The trees and flowers too - far too many to describe - but what really stood out in my memory are the Flame Trees, and the Jacarandas in bloom across Pretoria, thousands upon thousands of them so that some of the roads were ankle deep in drifts of purple jacaranda blossoms. The summer thunderstorms every afternoon at three thirty, where the sky turned black, along with lightning like you wouldn't believe, hailstorms with hailstones as big as your fist, rain so heavy you couldn't see the front of the car or even hear yourself yell in the ear of the person next to you, the african kraals in the countryside of KwaZulu, the Drakensberg mountains and the highveld, Cape Town and the vineyards of Stellenbosch, Cape Dutch architecture, the southern coast and the old Afrikaner towns and farms, the Little Karoo, Graaff-Reneit with its amazing and very beautiful church and the old Drostdy Hotel where we stayed for a few nights.

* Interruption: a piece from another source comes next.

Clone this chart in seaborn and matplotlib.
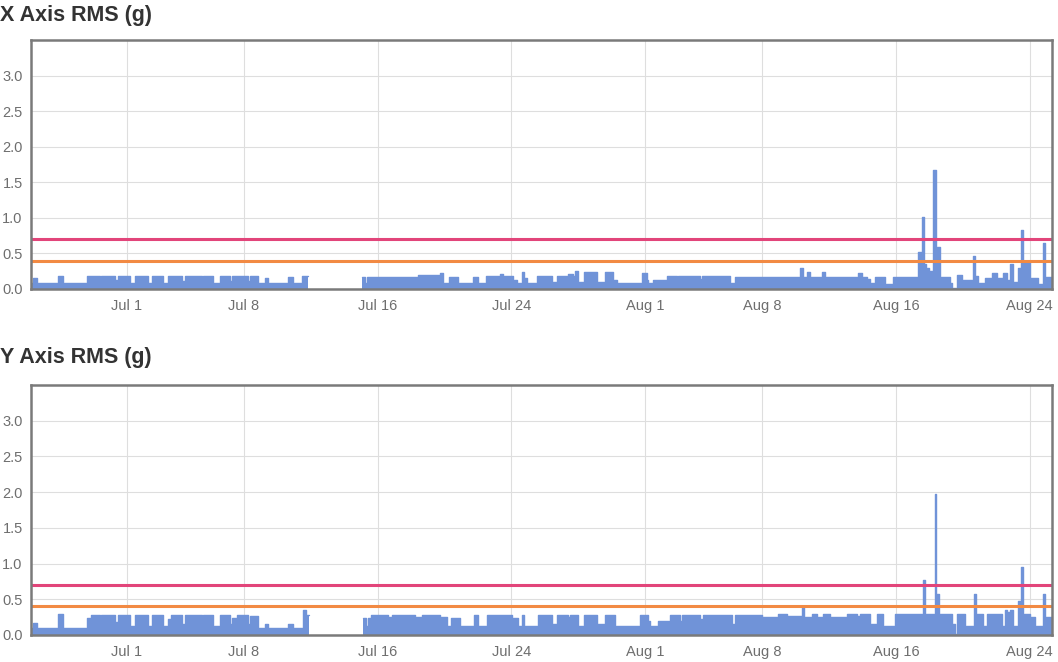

It's a truly beautiful country, but thinking back, the most memorable of those many memories for me was discovering the stories of Herman Charles Bosman and his portrayals of Afrikaners, then discovering that Groot Marico and the Marico were actually real places and that Bosman had lived there, it wasn't just fiction. I talked my mom and dad into visiting the Marico, staying on a farm, and exploring the little town of Groot Marico (there's not much to explore LOL) with Danie, his friends, and Maritjie. The Marico was the countryside in which Bosman set many of his short stories. It was a unique experience to visit a farm which could have been the farm of Oom Schalk Lourens, to watch mampoer being distilled (and, very cautiously, tasting the end product - peach brandy in this case) and to camp and hike and horse-ride through the bosveld, keeping a wary eye open for leopards sleeping under Withaak trees (you have to read Bosman to get that one).